La protesta

Il ristoratore in difficoltà contro il governo Conte sulla pandemia: "Affrontiamo spese insostenibili e non riceviamo aiuti"

Brunella Bolloli

Il cartello campeggia da due giorni sulla porta a vetri del ristorante, è scritto a mano con pennarello nero, impossibile non notarlo. Dice: «In questo locale non è gradita la presenza di politici!!!», con tre punti esclamativi, un po' come si fa in certi negozi quando si legge «i cani non possono entrare» oppure sui portoni delle chiese: «Vietato l'ingresso in costume da bagno». Ma qui non è una questione di decoro o igiene piuttosto un grido d'allarme che il titolare del Peperoncino d'Oro, Valerio Laino, ha deciso di lanciare per difendere il suo lavoro e la sua categoria. Specializzato in piatti a base di pesce, nella centralissima via del Boschetto di Roma, rione Monti, il suo locale sforna prelibatezze dei nostri mari unite ai sapori della Calabria da cui il giovane chef proviene. Crudité come i gamberi rossi dello Jonio per iniziare e granchio reale con ciliegino rosso e basilico o la specialità della casa, pasta aglio, olio e peperoncino con calatura di alici non saranno più serviti ai parlamentari, non a questi al governo.

Perché questa decisione?

«Perché ci hanno messo in ginocchio. Da mesi, da quando è iniziata l'emergenza Covid, affrontiamo spese insostenibili e loro non fanno niente per darci una mano. Siamo in trincea e ci prendono in giro».

Si riferisce al viceministro dell'Economia, la grillina Laura Castelli, che ha detto che i ristoratori dovrebbero cambiare mestiere?

«Vergognoso. Come si fa a dire una cosa del genere? Ma ci rendiamo conto? È come se io dicessi a lei che fa la giornalista da anni: visto che nessuno legge più i giornali di carta, cambi mestiere. Il governo ha il compito di aiutarci, non di metterci in mutande».

Ha ricevuto i 600 euro?

«Sì, ma solo a marzo e aprile, poi basta. Possono essere sufficienti 600 euro al mese per vivere a Roma e pagare le spese, saldare l'affitto e fare andare avanti questa attività, che io ho iniziato quando avevo 13 anni perché sono sempre stato appassionato di cucina e ancora adesso, ogni mattina vado a Fiumicino e a Santa Marinella a scegliere personalmente il pesce più fresco per i miei clienti e parlo con i pescatori, è la mia storia.
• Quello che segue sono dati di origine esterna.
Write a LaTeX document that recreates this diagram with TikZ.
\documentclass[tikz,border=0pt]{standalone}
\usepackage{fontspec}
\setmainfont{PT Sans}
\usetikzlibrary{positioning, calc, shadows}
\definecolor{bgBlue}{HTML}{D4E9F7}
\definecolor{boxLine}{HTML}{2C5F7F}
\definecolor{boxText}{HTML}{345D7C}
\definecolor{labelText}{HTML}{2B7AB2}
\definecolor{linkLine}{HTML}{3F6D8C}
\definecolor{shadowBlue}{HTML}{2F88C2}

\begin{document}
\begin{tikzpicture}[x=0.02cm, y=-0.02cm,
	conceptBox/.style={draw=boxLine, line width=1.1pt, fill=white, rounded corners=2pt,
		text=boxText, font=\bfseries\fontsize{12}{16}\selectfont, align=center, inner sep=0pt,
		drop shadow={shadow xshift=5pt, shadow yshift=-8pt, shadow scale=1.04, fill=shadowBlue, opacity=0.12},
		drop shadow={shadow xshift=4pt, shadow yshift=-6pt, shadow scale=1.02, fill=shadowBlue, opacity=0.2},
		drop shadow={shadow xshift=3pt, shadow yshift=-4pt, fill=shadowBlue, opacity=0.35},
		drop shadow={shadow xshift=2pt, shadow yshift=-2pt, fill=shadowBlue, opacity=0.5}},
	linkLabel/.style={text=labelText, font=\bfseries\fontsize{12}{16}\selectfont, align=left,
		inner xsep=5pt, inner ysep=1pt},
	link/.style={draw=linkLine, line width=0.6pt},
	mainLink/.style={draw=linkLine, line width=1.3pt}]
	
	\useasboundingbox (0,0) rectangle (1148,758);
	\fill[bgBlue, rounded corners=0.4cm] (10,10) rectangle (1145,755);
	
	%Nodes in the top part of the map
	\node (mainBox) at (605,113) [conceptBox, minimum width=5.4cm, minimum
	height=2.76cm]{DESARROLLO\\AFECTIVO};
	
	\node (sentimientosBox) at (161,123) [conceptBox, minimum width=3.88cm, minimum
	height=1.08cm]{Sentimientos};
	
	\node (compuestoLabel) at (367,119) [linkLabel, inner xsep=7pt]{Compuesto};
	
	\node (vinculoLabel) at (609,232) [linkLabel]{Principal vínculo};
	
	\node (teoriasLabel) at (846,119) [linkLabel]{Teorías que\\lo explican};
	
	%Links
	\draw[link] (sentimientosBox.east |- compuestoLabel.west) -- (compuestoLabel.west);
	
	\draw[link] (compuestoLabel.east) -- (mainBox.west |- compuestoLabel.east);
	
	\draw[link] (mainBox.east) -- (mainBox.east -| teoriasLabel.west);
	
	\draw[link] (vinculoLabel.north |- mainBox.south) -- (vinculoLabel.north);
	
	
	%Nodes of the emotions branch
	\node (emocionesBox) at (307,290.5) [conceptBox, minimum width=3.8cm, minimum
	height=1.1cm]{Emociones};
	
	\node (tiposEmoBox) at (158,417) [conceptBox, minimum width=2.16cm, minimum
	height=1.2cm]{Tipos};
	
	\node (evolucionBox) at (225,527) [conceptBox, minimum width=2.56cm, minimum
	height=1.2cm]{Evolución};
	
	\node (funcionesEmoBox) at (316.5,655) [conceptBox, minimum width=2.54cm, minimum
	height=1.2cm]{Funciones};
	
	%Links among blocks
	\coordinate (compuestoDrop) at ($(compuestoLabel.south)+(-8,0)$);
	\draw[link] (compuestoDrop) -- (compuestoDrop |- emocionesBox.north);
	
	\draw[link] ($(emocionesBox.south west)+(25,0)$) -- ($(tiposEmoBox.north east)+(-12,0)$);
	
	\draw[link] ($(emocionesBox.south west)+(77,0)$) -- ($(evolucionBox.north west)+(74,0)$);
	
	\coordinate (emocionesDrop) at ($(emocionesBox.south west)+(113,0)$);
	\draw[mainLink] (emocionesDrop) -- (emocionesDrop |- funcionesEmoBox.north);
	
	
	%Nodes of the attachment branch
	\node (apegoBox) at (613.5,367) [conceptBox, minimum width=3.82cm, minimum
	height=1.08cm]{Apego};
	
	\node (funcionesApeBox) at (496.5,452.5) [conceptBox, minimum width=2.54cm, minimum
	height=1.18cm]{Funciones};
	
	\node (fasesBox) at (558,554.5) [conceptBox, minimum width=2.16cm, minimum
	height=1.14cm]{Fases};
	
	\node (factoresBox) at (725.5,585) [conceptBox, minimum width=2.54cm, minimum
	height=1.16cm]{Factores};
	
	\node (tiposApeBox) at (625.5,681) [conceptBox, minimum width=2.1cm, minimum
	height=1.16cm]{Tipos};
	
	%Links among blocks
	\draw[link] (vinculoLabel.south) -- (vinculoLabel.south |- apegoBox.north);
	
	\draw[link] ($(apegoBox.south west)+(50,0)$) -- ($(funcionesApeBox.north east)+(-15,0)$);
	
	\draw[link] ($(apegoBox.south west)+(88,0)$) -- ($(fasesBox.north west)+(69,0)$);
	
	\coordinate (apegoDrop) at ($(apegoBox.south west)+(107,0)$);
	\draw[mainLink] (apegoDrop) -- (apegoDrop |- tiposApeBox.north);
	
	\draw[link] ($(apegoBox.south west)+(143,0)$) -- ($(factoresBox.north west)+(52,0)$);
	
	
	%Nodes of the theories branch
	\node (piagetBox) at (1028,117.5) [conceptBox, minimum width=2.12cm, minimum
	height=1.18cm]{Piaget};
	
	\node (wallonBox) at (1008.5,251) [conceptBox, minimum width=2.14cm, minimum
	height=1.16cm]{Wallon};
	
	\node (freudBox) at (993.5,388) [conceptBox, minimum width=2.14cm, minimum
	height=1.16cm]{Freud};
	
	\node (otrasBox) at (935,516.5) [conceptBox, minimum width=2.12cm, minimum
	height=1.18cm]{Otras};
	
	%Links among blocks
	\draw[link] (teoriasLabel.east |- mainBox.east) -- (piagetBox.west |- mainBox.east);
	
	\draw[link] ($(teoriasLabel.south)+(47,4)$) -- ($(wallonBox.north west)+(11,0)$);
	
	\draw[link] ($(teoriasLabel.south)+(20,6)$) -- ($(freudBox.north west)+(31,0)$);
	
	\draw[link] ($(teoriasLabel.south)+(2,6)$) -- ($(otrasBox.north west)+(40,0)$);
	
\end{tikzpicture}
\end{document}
Ho investito bei soldi per questo locale, adesso è un pianto, nella via non passa più nessuno, zero turisti, il Comune latita, io sono in trincea e attendo risposte da questa classe politica capace solo a chiudere e a fare allarmismo».

 

 

 

 

Eppure tanti hanno applaudito il premier Conte tornato dall'Europa con i soldi per l'Italia...

«L'unico plauso che al governo, a mio parere, è quello di averci aiutato ad indebitarci con l'accesso al credito grazie alla garanzia dello Stato, non dimenticando che la chiusura delle attività c'è stata imposta; così facendo è stato deciso il nostro fallimento ormai quasi consolidato».
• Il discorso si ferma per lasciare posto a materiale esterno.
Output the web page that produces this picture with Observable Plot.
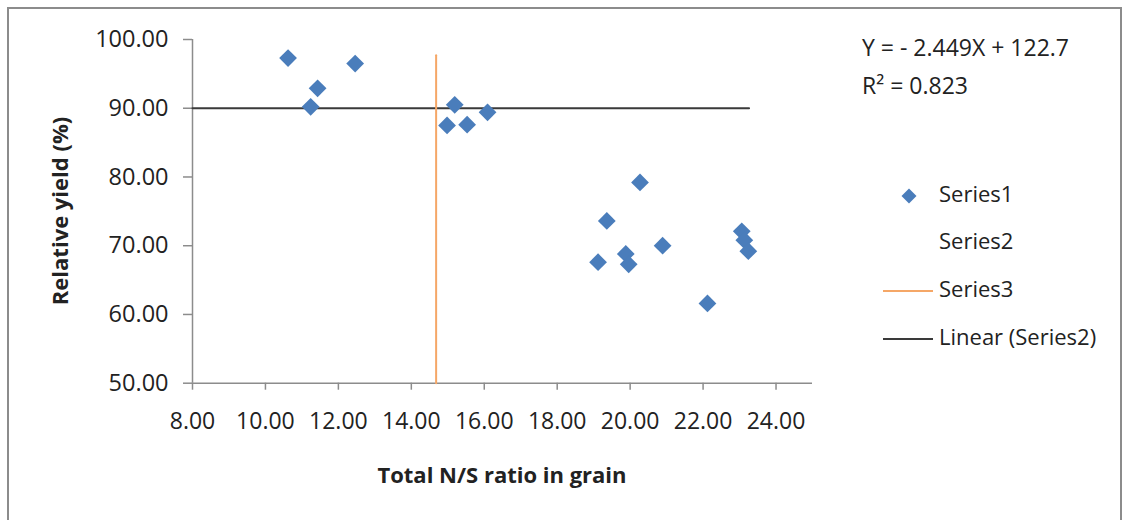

Ha dovuto licenziare del personale?

«Per forza. Eravamo in 4, siamo rimasti in 2. A malincuore ci siamo accordati, non potevo fare altrimenti. Il mio locale non è grande ma era sempre pieno, bisognava prenotare due o otre giorni prima per trovare posto, ora gli incassi sono diminuiti dell'80 per cento. Adesso, per via del distanziamento, posso tenere sì e no quattro tavoli, i coperti sono stati dimezzati e se volessi allargarmi fuori dovrei sborsare per la tassa di occupazione del suolo pubblico».

Chi erano i politici che venivano a mangiare da lei?

«Qui dietro abita l'ex presidente Napolitano, è venuto certo, ma un po' tutti, di ogni schieramento. Adesso però non voglio vederli. Se prorogano lo stato di emergenza, come sembra, per noi ristoratori la situazione sarà ancora più drammatica: molti dipendenti della Banca d'Italia, lavoratori pubblici, venivano qui a pranzo o a fare le cene di lavoro, con lo smart working invece stanno a casa e c'è il deserto».

Cosa propone?

«Lo sciopero fiscale. Io non sono per evadere, sia chiaro. Ma se penso al mancato rinvio delle tasse da luglio a settembre provo rabbia e disprezzo. Per noi ristoratori del centro di Roma le speranze di salvarci sono sempre di meno e il grande patto in Europa, viste le condizioni e l'erogazione posticipata dei soldi, per noi partite Iva non sarà altro che l'ennesima beffa».